AMESBURY, Mass. – An important Revolutionary War sword and scabbard made by John Bailey and descended in the family of patriot Francis Dana (1743-1811), a pair of circa 1820 floor globes by Cary of London, and a large oil portrait painting by William McGregor Paxton (American, 1869-1941) will all come up for bid at a March 24-26 auction. They are a few of the many rare, important and historically significant items slated to cross the auction block at John McInnis Auctioneers. Absentee and Internet bidding is available through LiveAuctioneers.
Other key offerings will include a Japanese articulated Myochin School snake, expected to generate keen interest; a fine Russian enameled silver tea set by a famous maker dated 1887; a New Hampshire two-part highboy with the original untouched red surface; a John J. Audubon folio (the desirable large Bien Edition); and the outstanding Levy folk art collection.
“Any one of 20 lots I can name off the top of my head would be headliners at any other auction,” said John McInnis. “The fact that we’ve been able to gather all of them, and more, into one massive auction event speaks to our staff and our ability to continue to attract top-notch merchandise. I haven’t even mentioned the Lockwood de Forest mantelpiece.”
He’s referring to a carved teakwood mantel by Lockwood de Forest (1850-1932), the American painter and furniture designer who was a key figure in the Aesthetic Movement. De Forest introduced the East Indian craft revival to Gilded Age America, and the piece being sold is a rare example featuring superb carvings by the Ahmedabad Wood Carving Co. of India.
Headlining Day 2 is the sword and scabbard made for Francis Dana by John Bailey, which would carry great value even if it didn’t have the added cache of having been made and presented to a Revolutionary War patriot and close confidante of George Washington. Bailey swords are coveted by collectors. That this one still has its leather scabbard (most don’t, they’re that frail) will only add to its desirability.
Francis Dana opposed British Colonial rule and, as a leader of the Sons of Liberty (a group co-founded by his father, Richard Dana), he helped set into motion a course of events that would forever change history and establish the United States as a free and independent nation. In 1778 he conferred with Gen. Washington at Valley Forge to discuss the reorganization of the Army.
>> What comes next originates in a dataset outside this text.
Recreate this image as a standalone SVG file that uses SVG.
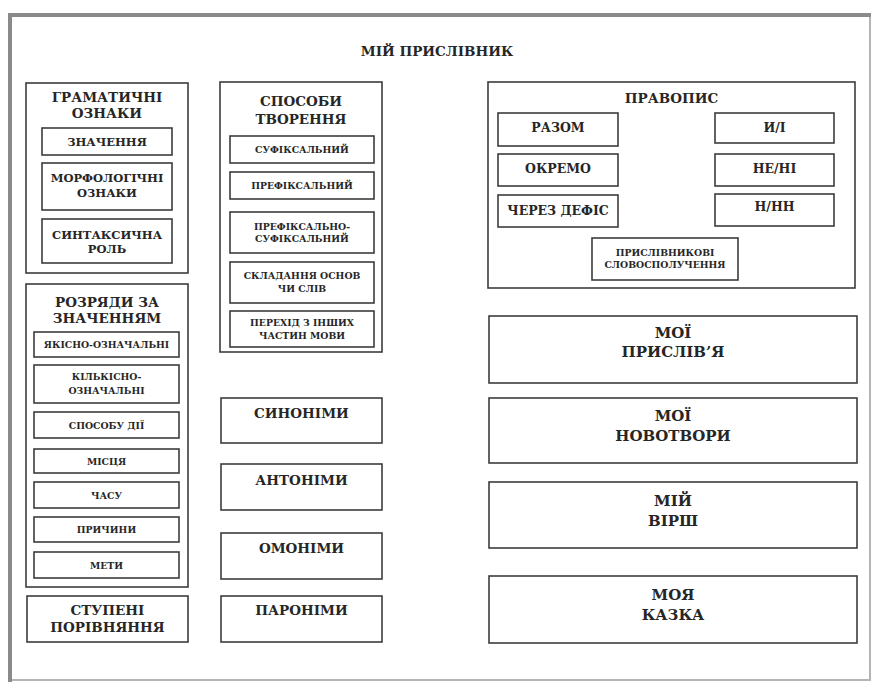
<svg xmlns="http://www.w3.org/2000/svg" width="875" height="682" viewBox="0 0 875 682">
<style>
.bx{fill:#fff;stroke:#3c3c3c;stroke-width:1.6}
text{font-family:"DejaVu Serif","Liberation Serif",serif;font-weight:bold;fill:#262626;text-anchor:middle}
.t{font-size:13.5px}
.h{font-size:13.5px}
.b{font-size:15px}
.m{font-size:11.5px}
.r{font-size:12.5px}
.s{font-size:9.3px}
</style>
<rect x="0" y="0" width="875" height="682" fill="#fff"/>
<g id="frame">
<rect x="10" y="15" width="860" height="665" fill="#fff" stroke="#b4b4b4" stroke-width="2"/>
<path d="M10 682 V15 H871" fill="none" stroke="#8a8a8a" stroke-width="4"/>
</g>
<text class="t" x="437" y="56">МІЙ ПРИСЛІВНИК</text>
<g id="connectors"></g>

<g id="gramatychni">
<rect class="bx" x="26" y="83" width="162" height="190"/>
<text class="h" x="107" y="102">ГРАМАТИЧНІ</text>
<text class="h" x="107" y="118">ОЗНАКИ</text>
</g>
<g id="znachennia"><rect class="bx" x="42" y="128" width="130" height="27"/><text class="m" x="107" y="146">ЗНАЧЕННЯ</text></g>
<g id="morfologichni"><rect class="bx" x="42" y="163" width="130" height="47"/><text class="m" x="107" y="182">МОРФОЛОГІЧНІ</text><text class="m" x="107" y="197">ОЗНАКИ</text></g>
<g id="syntaksychna"><rect class="bx" x="42" y="219" width="130" height="44"/><text class="m" x="107" y="239">СИНТАКСИЧНА</text><text class="m" x="107" y="253">РОЛЬ</text></g>

<g id="rozriady">
<rect class="bx" x="26" y="284" width="162" height="303"/>
<text class="h" x="107" y="307">РОЗРЯДИ ЗА</text>
<text class="h" x="107" y="323">ЗНАЧЕННЯМ</text>
</g>
<g id="yakisno"><rect class="bx" x="34" y="332" width="145" height="25"/><text class="s" x="106.5" y="348">ЯКІСНО-ОЗНАЧАЛЬНІ</text></g>
<g id="kilkisno"><rect class="bx" x="34" y="365" width="145" height="38"/><text class="s" x="106.5" y="380">КІЛЬКІСНО-</text><text class="s" x="106.5" y="394">ОЗНАЧАЛЬНІ</text></g>
<g id="sposobu"><rect class="bx" x="34" y="412" width="145" height="26"/><text class="s" x="106.5" y="429">СПОСОБУ ДІЇ</text></g>
<g id="mistsia"><rect class="bx" x="34" y="449" width="145" height="24"/><text class="s" x="106.5" y="465">МІСЦЯ</text></g>
<g id="chasu"><rect class="bx" x="34" y="482" width="145" height="26"/><text class="s" x="106.5" y="499">ЧАСУ</text></g>
<g id="prychyny"><rect class="bx" x="34" y="517" width="145" height="25"/><text class="s" x="106.5" y="533">ПРИЧИНИ</text></g>
<g id="mety"><rect class="bx" x="34" y="552" width="145" height="26"/><text class="s" x="106.5" y="569">МЕТИ</text></g>

<g id="stupeni"><rect class="bx" x="27" y="596" width="161" height="46"/><text class="h" x="107.5" y="615">СТУПЕНІ</text><text class="h" x="107.5" y="632">ПОРІВНЯННЯ</text></g>

<g id="sposoby">
<rect class="bx" x="220" y="82" width="162" height="270"/>
<text class="h" x="301" y="106">СПОСОБИ</text>
<text class="h" x="301" y="124">ТВОРЕННЯ</text>
</g>
<g id="sufiksalnyi"><rect class="bx" x="230" y="136" width="144" height="27"/><text class="s" x="302" y="153">СУФІКСАЛЬНИЙ</text></g>
<g id="prefiksalnyi"><rect class="bx" x="230" y="172" width="144" height="27"/><text class="s" x="302" y="189">ПРЕФІКСАЛЬНИЙ</text></g>
<g id="pref-suf"><rect class="bx" x="230" y="212" width="144" height="41"/><text class="s" x="302" y="230">ПРЕФІКСАЛЬНО-</text><text class="s" x="302" y="242">СУФІКСАЛЬНИЙ</text></g>
<g id="skladannia"><rect class="bx" x="230" y="262" width="144" height="41"/><text class="s" x="302" y="279">СКЛАДАННЯ ОСНОВ</text><text class="s" x="302" y="292">ЧИ СЛІВ</text></g>
<g id="perekhid"><rect class="bx" x="230" y="311" width="144" height="36"/><text class="s" x="302" y="326">ПЕРЕХІД З ІНШИХ</text><text class="s" x="302" y="339">ЧАСТИН МОВИ</text></g>

<g id="synonimy"><rect class="bx" x="221" y="398" width="161" height="45"/><text class="h" x="301.5" y="418">СИНОНІМИ</text></g>
<g id="antonimy"><rect class="bx" x="221" y="464" width="161" height="46"/><text class="h" x="301.5" y="485">АНТОНІМИ</text></g>
<g id="omonimy"><rect class="bx" x="221" y="533" width="161" height="46"/><text class="h" x="301.5" y="553">ОМОНІМИ</text></g>
<g id="paronimy"><rect class="bx" x="221" y="596" width="161" height="46"/><text class="h" x="301.5" y="615">ПАРОНІМИ</text></g>

<g id="pravopys">
<rect class="bx" x="488" y="82" width="367" height="206"/>
<text class="h" x="671.5" y="103">ПРАВОПИС</text>
</g>
<g id="razom"><rect class="bx" x="498" y="113" width="120" height="33"/><text class="r" x="558" y="132">РАЗОМ</text></g>
<g id="okremo"><rect class="bx" x="498" y="154" width="120" height="32"/><text class="r" x="558" y="173">ОКРЕМО</text></g>
<g id="defis"><rect class="bx" x="498" y="195" width="120" height="32"/><text class="r" x="558" y="215">ЧЕРЕЗ ДЕФІС</text></g>
<g id="y-i"><rect class="bx" x="715" y="113" width="119" height="30"/><text class="r" x="774.5" y="132">И/І</text></g>
<g id="ne-ni"><rect class="bx" x="715" y="154" width="119" height="32"/><text class="r" x="774.5" y="173">НЕ/НІ</text></g>
<g id="n-nn"><rect class="bx" x="715" y="194" width="119" height="32"/><text class="r" x="774.5" y="211">Н/НН</text></g>
<g id="slovospoluchennia"><rect class="bx" x="592" y="238" width="146" height="42"/><text class="s" x="665" y="256">ПРИСЛІВНИКОВІ</text><text class="s" x="665" y="268">СЛОВОСПОЛУЧЕННЯ</text></g>

<g id="pryslivia"><rect class="bx" x="489" y="316" width="368" height="67"/><text class="b" x="673" y="338">МОЇ</text><text class="b" x="673" y="357">ПРИСЛІВ’Я</text></g>
<g id="novotvory"><rect class="bx" x="489" y="398" width="368" height="65"/><text class="b" x="673" y="421">МОЇ</text><text class="b" x="673" y="441">НОВОТВОРИ</text></g>
<g id="virsh"><rect class="bx" x="489" y="482" width="368" height="66"/><text class="b" x="673" y="506">МІЙ</text><text class="b" x="673" y="526">ВІРШ</text></g>
<g id="kazka"><rect class="bx" x="489" y="576" width="368" height="67"/><text class="b" x="673" y="600">МОЯ</text><text class="b" x="673" y="620">КАЗКА</text></g>
</svg>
Perhaps inspired by Dana, Washington also carried a John Bailey sword – a cuttoe, which today is in the Smithsonian Institution in Washington, D.C. Dana held several important posts. He was twice elected a member of the Continental Congress and was ambassador to Russia. Dana was a signer of the Articles of Confederation and voted to adopt the name and flag of the United States.
The mounted sword is a magnificent example, signed by John Bailey (N.Y.) in 1777, at the very birth of the country, and engraved with “Francis Dana 1777” on the obverse side. It is a lion head silver-hilted officer’s sword, with a pierced and engraved silver guard and a double silver chain-guard. The important black leather scabbard has reinforcing line-decorations and three mounts.
The auction is being billed as a Three-Day Spring Estates Auction. The Friday session, which will start in the late afternoon, will feature coins, dolls, cameras and the outstanding coach and carriage equestrian collection.
The Saturday session will feature Americana, historical items, folk art, paintings, formal and country furnishings and Oriental carpets. The John Bailey sword, the Levy folk art collection and the William McGregor Paxton portrait (below) will all be sold on Saturday. The session has a start time of 11 a.m. Eastern time.
The Sunday session will contain the Japanese articulated Myochin School snake, Continental furniture, fine European paintings, silver and jewelry, bronzes, porcelain and glass.